## begin Data lines

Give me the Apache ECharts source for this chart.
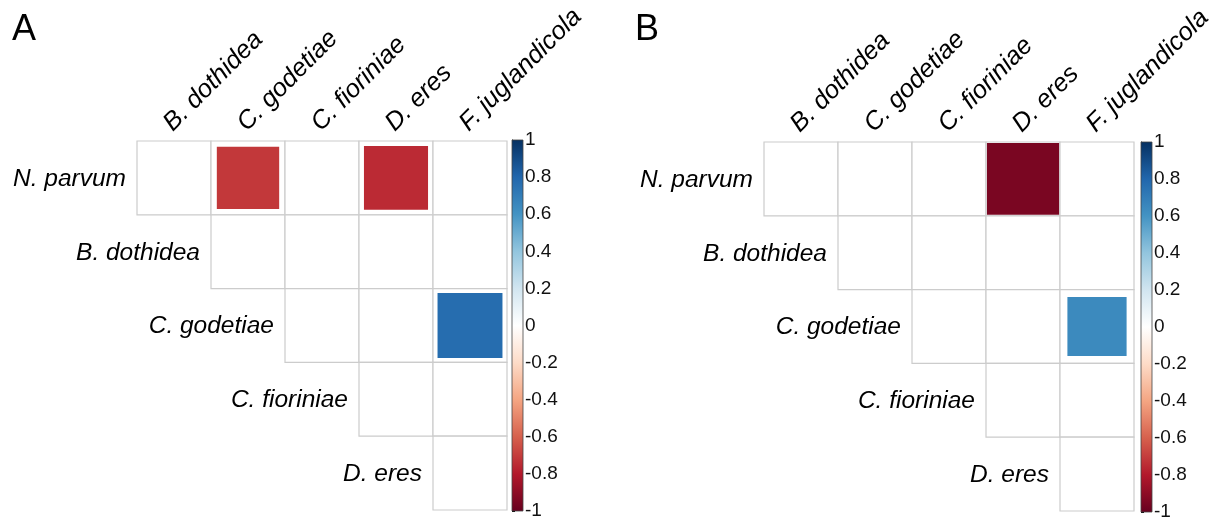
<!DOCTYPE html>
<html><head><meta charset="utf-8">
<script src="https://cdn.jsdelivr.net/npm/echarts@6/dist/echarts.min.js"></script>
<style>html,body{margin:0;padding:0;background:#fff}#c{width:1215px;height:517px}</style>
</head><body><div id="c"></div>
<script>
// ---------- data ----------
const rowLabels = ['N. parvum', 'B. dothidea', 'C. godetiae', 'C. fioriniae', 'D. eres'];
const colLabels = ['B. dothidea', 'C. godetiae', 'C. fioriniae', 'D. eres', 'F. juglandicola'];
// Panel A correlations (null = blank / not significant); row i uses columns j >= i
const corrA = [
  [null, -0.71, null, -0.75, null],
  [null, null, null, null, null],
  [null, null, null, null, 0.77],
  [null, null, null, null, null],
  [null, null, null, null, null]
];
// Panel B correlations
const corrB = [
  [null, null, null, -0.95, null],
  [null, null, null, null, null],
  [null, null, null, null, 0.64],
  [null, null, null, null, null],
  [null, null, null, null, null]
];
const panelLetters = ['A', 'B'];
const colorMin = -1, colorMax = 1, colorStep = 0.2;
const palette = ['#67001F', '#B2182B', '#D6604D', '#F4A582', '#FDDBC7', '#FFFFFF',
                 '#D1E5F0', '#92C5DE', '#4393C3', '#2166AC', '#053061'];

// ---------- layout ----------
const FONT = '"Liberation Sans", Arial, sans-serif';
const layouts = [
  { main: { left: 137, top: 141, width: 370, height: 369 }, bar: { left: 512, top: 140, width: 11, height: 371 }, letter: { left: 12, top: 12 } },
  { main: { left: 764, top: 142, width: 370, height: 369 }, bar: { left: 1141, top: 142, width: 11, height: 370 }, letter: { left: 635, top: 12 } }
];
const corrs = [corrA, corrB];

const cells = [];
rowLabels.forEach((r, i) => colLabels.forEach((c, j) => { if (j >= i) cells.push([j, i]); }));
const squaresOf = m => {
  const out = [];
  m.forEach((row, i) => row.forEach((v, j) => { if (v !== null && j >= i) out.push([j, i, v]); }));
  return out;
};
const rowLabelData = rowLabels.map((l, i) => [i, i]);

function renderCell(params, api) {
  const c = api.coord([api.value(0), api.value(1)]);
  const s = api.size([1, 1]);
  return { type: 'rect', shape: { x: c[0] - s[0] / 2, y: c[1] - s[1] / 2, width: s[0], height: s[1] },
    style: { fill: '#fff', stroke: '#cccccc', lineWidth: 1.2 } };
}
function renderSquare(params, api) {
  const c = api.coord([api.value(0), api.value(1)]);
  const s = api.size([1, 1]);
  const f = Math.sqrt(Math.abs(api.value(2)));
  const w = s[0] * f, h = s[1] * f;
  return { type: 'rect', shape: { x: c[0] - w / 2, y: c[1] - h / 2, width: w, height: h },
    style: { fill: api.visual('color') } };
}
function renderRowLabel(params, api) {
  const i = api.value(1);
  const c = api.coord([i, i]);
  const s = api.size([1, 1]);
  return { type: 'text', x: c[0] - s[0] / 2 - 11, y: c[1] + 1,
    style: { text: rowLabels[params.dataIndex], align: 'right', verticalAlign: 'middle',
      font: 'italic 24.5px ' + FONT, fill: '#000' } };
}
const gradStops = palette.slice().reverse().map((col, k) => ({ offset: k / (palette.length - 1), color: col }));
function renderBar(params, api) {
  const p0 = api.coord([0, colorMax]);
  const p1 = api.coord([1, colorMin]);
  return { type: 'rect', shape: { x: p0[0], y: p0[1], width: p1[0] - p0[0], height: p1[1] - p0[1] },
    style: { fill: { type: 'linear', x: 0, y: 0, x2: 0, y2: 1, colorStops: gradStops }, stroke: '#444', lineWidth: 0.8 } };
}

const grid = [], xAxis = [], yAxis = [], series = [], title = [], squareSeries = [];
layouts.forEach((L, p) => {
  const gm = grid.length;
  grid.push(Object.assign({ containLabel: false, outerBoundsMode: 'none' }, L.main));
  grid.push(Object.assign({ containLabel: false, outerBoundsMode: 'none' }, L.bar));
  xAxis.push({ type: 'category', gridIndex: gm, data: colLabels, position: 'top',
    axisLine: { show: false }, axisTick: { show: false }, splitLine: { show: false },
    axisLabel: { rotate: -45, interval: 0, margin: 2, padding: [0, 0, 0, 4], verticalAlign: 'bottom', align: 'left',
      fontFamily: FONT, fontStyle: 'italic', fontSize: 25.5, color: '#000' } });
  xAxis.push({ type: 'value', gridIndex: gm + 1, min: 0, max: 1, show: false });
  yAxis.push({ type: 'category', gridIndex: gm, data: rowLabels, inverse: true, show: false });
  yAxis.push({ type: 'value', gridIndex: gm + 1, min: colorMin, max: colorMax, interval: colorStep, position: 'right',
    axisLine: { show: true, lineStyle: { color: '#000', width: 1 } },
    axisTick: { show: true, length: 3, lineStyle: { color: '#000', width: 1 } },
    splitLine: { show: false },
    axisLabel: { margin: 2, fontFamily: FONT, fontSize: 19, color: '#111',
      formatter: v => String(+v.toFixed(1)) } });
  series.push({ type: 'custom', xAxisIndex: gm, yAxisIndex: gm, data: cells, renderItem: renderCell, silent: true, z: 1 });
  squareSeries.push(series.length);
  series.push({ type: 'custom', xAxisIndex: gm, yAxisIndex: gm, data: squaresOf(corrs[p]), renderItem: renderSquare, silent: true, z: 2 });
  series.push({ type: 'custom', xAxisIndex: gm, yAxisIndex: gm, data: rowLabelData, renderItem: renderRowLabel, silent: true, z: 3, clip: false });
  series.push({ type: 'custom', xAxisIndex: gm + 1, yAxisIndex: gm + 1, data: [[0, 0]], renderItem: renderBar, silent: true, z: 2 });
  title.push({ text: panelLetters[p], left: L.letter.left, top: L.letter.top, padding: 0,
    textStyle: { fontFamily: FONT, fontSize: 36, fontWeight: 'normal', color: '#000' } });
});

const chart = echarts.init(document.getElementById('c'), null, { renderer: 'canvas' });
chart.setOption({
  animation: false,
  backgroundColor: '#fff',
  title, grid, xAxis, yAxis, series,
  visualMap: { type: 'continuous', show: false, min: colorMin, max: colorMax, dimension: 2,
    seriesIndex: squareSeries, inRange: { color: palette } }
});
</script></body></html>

## end Data lines

__Given exercise__
Make an exact copy of the data above, pictures excluded.

__Complete response__
Give me the Apache ECharts source for this chart.
<!DOCTYPE html>
<html><head><meta charset="utf-8">
<script src="https://cdn.jsdelivr.net/npm/echarts@6/dist/echarts.min.js"></script>
<style>html,body{margin:0;padding:0;background:#fff}#c{width:1215px;height:517px}</style>
</head><body><div id="c"></div>
<script>
// ---------- data ----------
const rowLabels = ['N. parvum', 'B. dothidea', 'C. godetiae', 'C. fioriniae', 'D. eres'];
const colLabels = ['B. dothidea', 'C. godetiae', 'C. fioriniae', 'D. eres', 'F. juglandicola'];
// Panel A correlations (null = blank / not significant); row i uses columns j >= i
const corrA = [
  [null, -0.71, null, -0.75, null],
  [null, null, null, null, null],
  [null, null, null, null, 0.77],
  [null, null, null, null, null],
  [null, null, null, null, null]
];
// Panel B correlations
const corrB = [
  [null, null, null, -0.95, null],
  [null, null, null, null, null],
  [null, null, null, null, 0.64],
  [null, null, null, null, null],
  [null, null, null, null, null]
];
const panelLetters = ['A', 'B'];
const colorMin = -1, colorMax = 1, colorStep = 0.2;
const palette = ['#67001F', '#B2182B', '#D6604D', '#F4A582', '#FDDBC7', '#FFFFFF',
                 '#D1E5F0', '#92C5DE', '#4393C3', '#2166AC', '#053061'];

// ---------- layout ----------
const FONT = '"Liberation Sans", Arial, sans-serif';
const layouts = [
  { main: { left: 137, top: 141, width: 370, height: 369 }, bar: { left: 512, top: 140, width: 11, height: 371 }, letter: { left: 12, top: 12 } },
  { main: { left: 764, top: 142, width: 370, height: 369 }, bar: { left: 1141, top: 142, width: 11, height: 370 }, letter: { left: 635, top: 12 } }
];
const corrs = [corrA, corrB];

const cells = [];
rowLabels.forEach((r, i) => colLabels.forEach((c, j) => { if (j >= i) cells.push([j, i]); }));
const squaresOf = m => {
  const out = [];
  m.forEach((row, i) => row.forEach((v, j) => { if (v !== null && j >= i) out.push([j, i, v]); }));
  return out;
};
const rowLabelData = rowLabels.map((l, i) => [i, i]);

function renderCell(params, api) {
  const c = api.coord([api.value(0), api.value(1)]);
  const s = api.size([1, 1]);
  return { type: 'rect', shape: { x: c[0] - s[0] / 2, y: c[1] - s[1] / 2, width: s[0], height: s[1] },
    style: { fill: '#fff', stroke: '#cccccc', lineWidth: 1.2 } };
}
function renderSquare(params, api) {
  const c = api.coord([api.value(0), api.value(1)]);
  const s = api.size([1, 1]);
  const f = Math.sqrt(Math.abs(api.value(2)));
  const w = s[0] * f, h = s[1] * f;
  return { type: 'rect', shape: { x: c[0] - w / 2, y: c[1] - h / 2, width: w, height: h },
    style: { fill: api.visual('color') } };
}
function renderRowLabel(params, api) {
  const i = api.value(1);
  const c = api.coord([i, i]);
  const s = api.size([1, 1]);
  return { type: 'text', x: c[0] - s[0] / 2 - 11, y: c[1] + 1,
    style: { text: rowLabels[params.dataIndex], align: 'right', verticalAlign: 'middle',
      font: 'italic 24.5px ' + FONT, fill: '#000' } };
}
const gradStops = palette.slice().reverse().map((col, k) => ({ offset: k / (palette.length - 1), color: col }));
function renderBar(params, api) {
  const p0 = api.coord([0, colorMax]);
  const p1 = api.coord([1, colorMin]);
  return { type: 'rect', shape: { x: p0[0], y: p0[1], width: p1[0] - p0[0], height: p1[1] - p0[1] },
    style: { fill: { type: 'linear', x: 0, y: 0, x2: 0, y2: 1, colorStops: gradStops }, stroke: '#444', lineWidth: 0.8 } };
}

const grid = [], xAxis = [], yAxis = [], series = [], title = [], squareSeries = [];
layouts.forEach((L, p) => {
  const gm = grid.length;
  grid.push(Object.assign({ containLabel: false, outerBoundsMode: 'none' }, L.main));
  grid.push(Object.assign({ containLabel: false, outerBoundsMode: 'none' }, L.bar));
  xAxis.push({ type: 'category', gridIndex: gm, data: colLabels, position: 'top',
    axisLine: { show: false }, axisTick: { show: false }, splitLine: { show: false },
    axisLabel: { rotate: -45, interval: 0, margin: 2, padding: [0, 0, 0, 4], verticalAlign: 'bottom', align: 'left',
      fontFamily: FONT, fontStyle: 'italic', fontSize: 25.5, color: '#000' } });
  xAxis.push({ type: 'value', gridIndex: gm + 1, min: 0, max: 1, show: false });
  yAxis.push({ type: 'category', gridIndex: gm, data: rowLabels, inverse: true, show: false });
  yAxis.push({ type: 'value', gridIndex: gm + 1, min: colorMin, max: colorMax, interval: colorStep, position: 'right',
    axisLine: { show: true, lineStyle: { color: '#000', width: 1 } },
    axisTick: { show: true, length: 3, lineStyle: { color: '#000', width: 1 } },
    splitLine: { show: false },
    axisLabel: { margin: 2, fontFamily: FONT, fontSize: 19, color: '#111',
      formatter: v => String(+v.toFixed(1)) } });
  series.push({ type: 'custom', xAxisIndex: gm, yAxisIndex: gm, data: cells, renderItem: renderCell, silent: true, z: 1 });
  squareSeries.push(series.length);
  series.push({ type: 'custom', xAxisIndex: gm, yAxisIndex: gm, data: squaresOf(corrs[p]), renderItem: renderSquare, silent: true, z: 2 });
  series.push({ type: 'custom', xAxisIndex: gm, yAxisIndex: gm, data: rowLabelData, renderItem: renderRowLabel, silent: true, z: 3, clip: false });
  series.push({ type: 'custom', xAxisIndex: gm + 1, yAxisIndex: gm + 1, data: [[0, 0]], renderItem: renderBar, silent: true, z: 2 });
  title.push({ text: panelLetters[p], left: L.letter.left, top: L.letter.top, padding: 0,
    textStyle: { fontFamily: FONT, fontSize: 36, fontWeight: 'normal', color: '#000' } });
});

const chart = echarts.init(document.getElementById('c'), null, { renderer: 'canvas' });
chart.setOption({
  animation: false,
  backgroundColor: '#fff',
  title, grid, xAxis, yAxis, series,
  visualMap: { type: 'continuous', show: false, min: colorMin, max: colorMax, dimension: 2,
    seriesIndex: squareSeries, inRange: { color: palette } }
});
</script></body></html>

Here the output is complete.